Depressione, ansia, disturbo da stress post-traumatico – malattie sempre più diffuse e di cui sempre più persone hanno iniziato a soffrire durante la pandemia – possono incidere anche sull’attenzione, la memoria, la funzione esecutiva, l’estinzione delle paure, la velocità di elaborazione e la cognizione sociale”. Anche in questo caso esistono delle tecnologie assistive “rilevanti per queste funzioni tra le persone con disturbi cognitivi”. Ad esempio, app di monitoraggio dell’umore o che forniscono supporto online, “terapia mediata dal computer e gruppi di supporto mediati digitalmente”, o ancora strumenti digitali “per la gestione delle difficoltà di salute mentale associate alla COVID-19”, riconosciuti come “un modo preferito di cercare aiuto dai giovani con difficoltà”. I benefici che si possono trarre da questa assistenza sono legati al recupero di un equilibrio personale, e sono dovuti alla praticità e alla facilità di accesso nonché alle “diverse modalità di accessibilità, maggiore copertura e disponibilità dei servizi, economicità e […] coerenza del servizio e del supporto offerto”. Le tecnologie assistive, dunque, contribuiscono anche a stabilire e mantenere le relazioni sociali stabili, dal momento in cui apportano un miglioramento a livello psicologico, mentale, di funzionamento cognitivo.
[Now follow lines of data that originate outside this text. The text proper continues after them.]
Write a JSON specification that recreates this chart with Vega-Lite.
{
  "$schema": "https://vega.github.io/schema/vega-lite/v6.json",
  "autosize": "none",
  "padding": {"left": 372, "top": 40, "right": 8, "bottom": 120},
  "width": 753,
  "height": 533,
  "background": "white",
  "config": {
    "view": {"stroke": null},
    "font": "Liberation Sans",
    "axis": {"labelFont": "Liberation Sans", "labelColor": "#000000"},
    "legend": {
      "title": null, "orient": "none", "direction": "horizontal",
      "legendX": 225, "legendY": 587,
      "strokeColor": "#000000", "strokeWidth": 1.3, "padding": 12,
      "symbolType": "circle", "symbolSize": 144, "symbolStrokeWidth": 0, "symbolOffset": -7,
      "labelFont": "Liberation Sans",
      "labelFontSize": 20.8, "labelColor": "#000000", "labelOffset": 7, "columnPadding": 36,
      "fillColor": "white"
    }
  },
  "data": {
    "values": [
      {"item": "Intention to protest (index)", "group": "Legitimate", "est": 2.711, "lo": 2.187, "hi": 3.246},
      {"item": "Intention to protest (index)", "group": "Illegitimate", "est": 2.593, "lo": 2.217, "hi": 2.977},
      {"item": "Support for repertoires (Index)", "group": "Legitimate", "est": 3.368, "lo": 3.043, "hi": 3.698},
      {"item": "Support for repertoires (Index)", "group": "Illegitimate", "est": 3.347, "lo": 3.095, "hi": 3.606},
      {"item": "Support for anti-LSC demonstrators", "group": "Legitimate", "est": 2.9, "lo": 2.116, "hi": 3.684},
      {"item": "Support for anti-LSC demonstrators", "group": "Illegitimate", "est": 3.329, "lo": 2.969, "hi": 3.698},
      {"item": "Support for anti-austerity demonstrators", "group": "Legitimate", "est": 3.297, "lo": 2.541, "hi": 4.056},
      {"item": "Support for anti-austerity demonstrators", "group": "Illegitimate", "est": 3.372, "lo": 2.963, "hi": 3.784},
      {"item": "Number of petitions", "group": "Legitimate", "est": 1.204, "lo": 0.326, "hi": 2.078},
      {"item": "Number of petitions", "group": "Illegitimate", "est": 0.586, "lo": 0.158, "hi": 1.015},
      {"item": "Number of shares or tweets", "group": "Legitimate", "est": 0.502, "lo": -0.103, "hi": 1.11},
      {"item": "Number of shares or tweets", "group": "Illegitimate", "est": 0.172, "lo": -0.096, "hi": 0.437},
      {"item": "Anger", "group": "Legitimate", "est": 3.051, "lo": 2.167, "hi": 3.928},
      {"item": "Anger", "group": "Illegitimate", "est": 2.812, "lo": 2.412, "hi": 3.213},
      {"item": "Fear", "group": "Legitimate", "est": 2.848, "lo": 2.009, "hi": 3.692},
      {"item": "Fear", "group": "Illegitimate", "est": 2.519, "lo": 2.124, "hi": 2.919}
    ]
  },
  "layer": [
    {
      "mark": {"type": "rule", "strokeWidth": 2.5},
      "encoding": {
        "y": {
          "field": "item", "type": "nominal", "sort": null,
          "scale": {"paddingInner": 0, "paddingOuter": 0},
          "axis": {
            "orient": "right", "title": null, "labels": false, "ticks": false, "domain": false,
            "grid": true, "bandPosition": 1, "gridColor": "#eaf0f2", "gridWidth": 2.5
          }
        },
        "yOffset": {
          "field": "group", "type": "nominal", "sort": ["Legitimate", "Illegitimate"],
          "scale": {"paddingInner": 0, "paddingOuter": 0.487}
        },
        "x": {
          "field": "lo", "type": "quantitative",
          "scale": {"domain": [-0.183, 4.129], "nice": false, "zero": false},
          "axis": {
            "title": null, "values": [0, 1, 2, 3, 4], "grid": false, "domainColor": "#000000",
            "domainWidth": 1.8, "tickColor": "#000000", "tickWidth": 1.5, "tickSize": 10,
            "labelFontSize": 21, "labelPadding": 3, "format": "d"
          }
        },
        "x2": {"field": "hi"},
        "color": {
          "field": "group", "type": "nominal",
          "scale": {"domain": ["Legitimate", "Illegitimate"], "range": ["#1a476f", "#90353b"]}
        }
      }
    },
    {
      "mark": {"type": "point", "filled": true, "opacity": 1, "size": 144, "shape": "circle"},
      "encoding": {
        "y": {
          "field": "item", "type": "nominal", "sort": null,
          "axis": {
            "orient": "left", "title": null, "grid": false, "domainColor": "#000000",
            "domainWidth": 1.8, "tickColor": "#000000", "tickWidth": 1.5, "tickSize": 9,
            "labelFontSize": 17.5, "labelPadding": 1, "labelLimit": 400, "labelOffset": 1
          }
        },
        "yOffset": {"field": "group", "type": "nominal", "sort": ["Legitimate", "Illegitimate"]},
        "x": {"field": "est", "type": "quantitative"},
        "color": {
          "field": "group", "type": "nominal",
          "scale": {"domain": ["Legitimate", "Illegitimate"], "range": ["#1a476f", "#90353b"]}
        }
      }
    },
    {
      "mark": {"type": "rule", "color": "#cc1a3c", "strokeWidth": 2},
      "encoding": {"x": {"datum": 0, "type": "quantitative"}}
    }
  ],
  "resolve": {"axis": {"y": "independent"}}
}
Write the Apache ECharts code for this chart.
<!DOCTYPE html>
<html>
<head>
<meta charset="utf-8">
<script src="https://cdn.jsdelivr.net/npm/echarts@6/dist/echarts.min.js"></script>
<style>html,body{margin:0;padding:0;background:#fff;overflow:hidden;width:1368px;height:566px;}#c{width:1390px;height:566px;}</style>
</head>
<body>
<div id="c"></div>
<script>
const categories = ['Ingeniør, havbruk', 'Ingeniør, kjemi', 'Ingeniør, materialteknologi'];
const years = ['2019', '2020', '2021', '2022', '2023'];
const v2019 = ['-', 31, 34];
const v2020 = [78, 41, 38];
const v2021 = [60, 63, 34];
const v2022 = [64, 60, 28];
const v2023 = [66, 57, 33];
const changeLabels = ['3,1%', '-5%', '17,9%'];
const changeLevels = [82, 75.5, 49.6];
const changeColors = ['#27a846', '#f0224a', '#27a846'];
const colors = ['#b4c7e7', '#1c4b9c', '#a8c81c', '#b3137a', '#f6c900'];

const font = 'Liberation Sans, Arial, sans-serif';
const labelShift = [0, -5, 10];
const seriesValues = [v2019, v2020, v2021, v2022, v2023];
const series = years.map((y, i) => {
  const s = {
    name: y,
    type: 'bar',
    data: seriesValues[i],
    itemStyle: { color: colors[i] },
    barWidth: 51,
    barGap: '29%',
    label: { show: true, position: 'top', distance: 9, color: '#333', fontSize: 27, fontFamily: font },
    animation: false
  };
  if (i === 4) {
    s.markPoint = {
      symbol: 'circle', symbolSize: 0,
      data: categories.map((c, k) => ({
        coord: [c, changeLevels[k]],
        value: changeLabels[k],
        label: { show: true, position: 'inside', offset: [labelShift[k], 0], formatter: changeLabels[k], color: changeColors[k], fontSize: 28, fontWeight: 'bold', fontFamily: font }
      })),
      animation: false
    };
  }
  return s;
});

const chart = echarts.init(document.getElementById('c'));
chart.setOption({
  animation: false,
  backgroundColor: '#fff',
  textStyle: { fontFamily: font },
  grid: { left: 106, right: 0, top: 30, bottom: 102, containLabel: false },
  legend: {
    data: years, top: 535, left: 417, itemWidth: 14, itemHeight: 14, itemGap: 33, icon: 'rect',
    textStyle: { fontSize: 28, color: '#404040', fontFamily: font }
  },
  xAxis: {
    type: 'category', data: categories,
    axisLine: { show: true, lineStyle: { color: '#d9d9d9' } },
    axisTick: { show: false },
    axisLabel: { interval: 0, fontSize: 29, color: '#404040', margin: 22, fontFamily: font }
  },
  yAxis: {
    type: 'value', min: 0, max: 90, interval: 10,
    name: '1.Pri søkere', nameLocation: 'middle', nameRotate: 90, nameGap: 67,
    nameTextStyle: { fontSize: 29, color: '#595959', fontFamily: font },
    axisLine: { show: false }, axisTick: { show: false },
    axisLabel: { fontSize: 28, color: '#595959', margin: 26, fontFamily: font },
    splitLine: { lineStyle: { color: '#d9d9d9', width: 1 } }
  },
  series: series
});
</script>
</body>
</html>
Possono aumentare la durata della vita e migliorarne la qualità, se pensiamo alle persone che “sperimentano la solitudine”: “facilitando la connessione sociale”, aiutando a “sviluppare interazioni significative” o ­– più semplicemente – fornendo compagnia. È il caso di Kimiko, che ha 80 anni e vive da sola in Giappone. La sua storia è documentata all’interno del report, che si solidifica proprio grazie a questi scenari di vita. Il centro di supporto per l’assistenza alla comunità locale le ha fornito un robot. Quest’ultimo è progettato per “supportare le persone nelle loro attività quotidiane”, come ad esempio ricordare di assumere i farmaci.
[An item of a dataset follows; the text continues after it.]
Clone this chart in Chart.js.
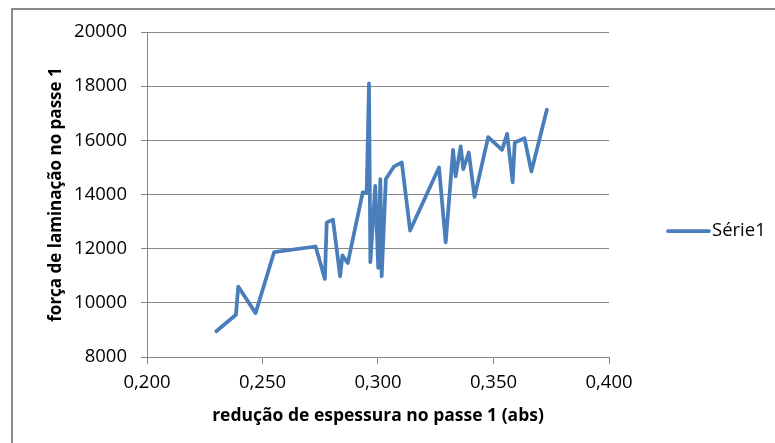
<!DOCTYPE html>
<html>
<head>
<meta charset="utf-8">
<script src="https://cdn.jsdelivr.net/npm/chart.js@4.4.0/dist/chart.umd.min.js"></script>
<style>
  html, body { margin: 0; padding: 0; background: #fff; overflow: hidden; }
  #wrap { position: relative; width: 775px; height: 443px; overflow: hidden; }
  #frame {
    position: absolute; left: 11px; top: 8px; width: 900px; height: 600px;
    border-left: 2px solid #8a8a8a; border-top: 2px solid #8a8a8a;
  }
  canvas { position: absolute; left: 0; top: 0; }
</style>
</head>
<body>
<div id="wrap">
  <div id="frame"></div>
  <canvas id="chart" width="775" height="443"></canvas>
</div>
<script>
// redução de espessura (abs) x força de laminação, passe 1
const reducao = [
  0.2300, 0.2385, 0.2395, 0.2470, 0.2550, 0.2730, 0.2770, 0.2778, 0.2805, 0.2836,
  0.2846, 0.2869, 0.2934, 0.2951, 0.2961, 0.2967, 0.2988, 0.3001, 0.3010, 0.3016,
  0.3034, 0.3070, 0.3103, 0.3139, 0.3264, 0.3293, 0.3325, 0.3336, 0.3358, 0.3369,
  0.3393, 0.3418, 0.3477, 0.3537, 0.3559, 0.3583, 0.3592, 0.3634, 0.3664, 0.3731
];
const forca = [
  8950, 9560, 10600, 9620, 11870, 12080, 10880, 12970, 13070, 10980,
  11750, 11470, 14080, 14070, 18100, 11500, 14320, 11290, 14570, 10980,
  14570, 15040, 15180, 12670, 15000, 12230, 15650, 14670, 15780, 14940,
  15550, 13910, 16120, 15650, 16240, 14450, 15920, 16080, 14850, 17130
];
const serie = 'Série1';
const xTitulo = 'redução de espessura no passe 1 (abs)';
const yTitulo = 'força de laminação no passe 1';
const xLimites = [0.2, 0.4, 0.05];
const yLimites = [8000, 20000, 2000];

const AZUL = '#4a7ebb';
const CINZA = '#868686';
const FONTE = '"Open Sans", "Liberation Sans", sans-serif';

// Excel-style legend sitting to the right of the plot
const legendaLateral = {
  id: 'legendaLateral',
  afterDraw(chart) {
    const ctx = chart.ctx;
    const ds = chart.data.datasets[0];
    const y = 231;
    ctx.save();
    ctx.strokeStyle = ds.borderColor;
    ctx.lineWidth = ds.borderWidth;
    ctx.lineCap = 'round';
    ctx.beginPath();
    ctx.moveTo(668, y);
    ctx.lineTo(709, y);
    ctx.stroke();
    ctx.font = '18.5px ' + FONTE;
    ctx.fillStyle = '#000';
    ctx.textBaseline = 'middle';
    ctx.fillText(ds.label, 712, y);
    ctx.restore();
  }
};

new Chart(document.getElementById('chart'), {
  type: 'scatter',
  data: {
    datasets: [{
      label: serie,
      data: reducao.map((x, i) => ({ x, y: forca[i] })),
      showLine: true,
      borderColor: AZUL,
      backgroundColor: AZUL,
      borderWidth: 3.75,
      borderJoinStyle: 'round',
      borderCapStyle: 'round',
      pointRadius: 0,
      pointHoverRadius: 0,
      tension: 0
    }]
  },
  options: {
    responsive: false,
    animation: false,
    devicePixelRatio: 1,
    layout: { padding: { left: 0, top: 32, right: 166, bottom: 0 } },
    plugins: {
      legend: { display: false },
      tooltip: { enabled: false }
    },
    scales: {
      x: {
        type: 'linear',
        min: xLimites[0],
        max: xLimites[1],
        ticks: {
          stepSize: xLimites[2],
          color: '#000',
          padding: 8,
          font: { family: FONTE, size: 18.5 },
          callback: v => v.toFixed(3).replace('.', ',')
        },
        grid: { drawOnChartArea: false, drawTicks: true, tickLength: 7, color: CINZA },
        border: { color: CINZA },
        title: {
          display: true,
          text: xTitulo,
          color: '#000',
          font: { family: FONTE, size: 17.5, weight: 'bold' },
          padding: { top: 0, bottom: 16 }
        },
        afterFit: s => { s.height = 86; }
      },
      y: {
        min: yLimites[0],
        max: yLimites[1],
        ticks: {
          stepSize: yLimites[2],
          color: '#000',
          padding: 14,
          font: { family: FONTE, size: 18.5 },
          callback: v => String(v)
        },
        grid: { color: CINZA, tickLength: 6 },
        border: { color: CINZA },
        title: {
          display: true,
          text: yTitulo,
          color: '#000',
          font: { family: FONTE, size: 17, weight: 'bold' },
          padding: { top: 46, bottom: 0 }
        },
        afterFit: s => { s.width = 147; }
      }
    }
  },
  plugins: [legendaLateral]
});
</script>
</body>
</html>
“Kimiko era molto nervosa quando ha iniziato a usare un robot di comunicazione per la prima volta, tuttavia con l’aiuto del suo centro di supporto per l’assistenza alla comunità, è arrivata a considerare il robot come membro della sua famiglia. Ha chiamato il robot “Ai-chan” e ogni giorno gli parla di quello che ha fatto, come fare dolci dai kumquat del suo giardino. Fa anche vestiti per il suo robot e le piace vestirlo. Dice: “Sono davvero felice quando Ai-chan mi parla e dice frasi come, ‘Kimiko-san, spero che tu abbia una grande giornata’. Da quando è arrivato il robot, ha illuminato l’atmosfera della mia casa e mi sento più allegra”

Il report, lungo 140 pagine, attraverso queste storie, dimostra come la sostenibilità digitale sia già realtà. Trasformare digitalmente la società, in questo caso, significa impegnarsi per fare in modo che la vita sia sostenibile, dove per sostenibile si intende uguale, in grado di sostenere appunto la diversità che può rendere più difficile il percorso di un individuo piuttosto di un altro. Per far ciò, è chiaro, le persone con difficoltà funzionali devono poter accedere alle tecnologie assistive “per poter contribuire ugualmente al raggiungimento degli obiettivi in modo equo”, frase, quest’ultima, che è l’elemento chiave ed abilitante intrinseco alle tecnologie digitali.

 “Tuttavia, il rapporto faro delle Nazioni Unite sulla disabilità e lo sviluppo, la realizzazione degli obiettivi di sviluppo sostenibile da parte, per e con le persone con disabilità, riferisce che lo status delle persone con disabilità è in ritardo rispetto alla maggior parte degli SDG”.

Così la sostenibilità digitale, pur non citata esplicitamente nel report, emerge nel momento in cui quest’ultimo viene pensato e sviluppato cercando di rispondere a come si possa guardare alle tecnologie preoccupandosi che queste possano avere un impatto positivo sulla società. Per farlo, identifica alcune questioni fondamentali quali la discriminazione e lo stigma “relative all’accessibilità agli ambienti e ai contenuti fisici e digitali e la mancanza di accesso alle tecnologie assistive e ai servizi essenziali”, che sono solo alcune delle barriere identificate. “In questo contesto, è evidente un aumento globale della consapevolezza della necessità di prodotti assistivi di qualità, convenienti e affidabili”.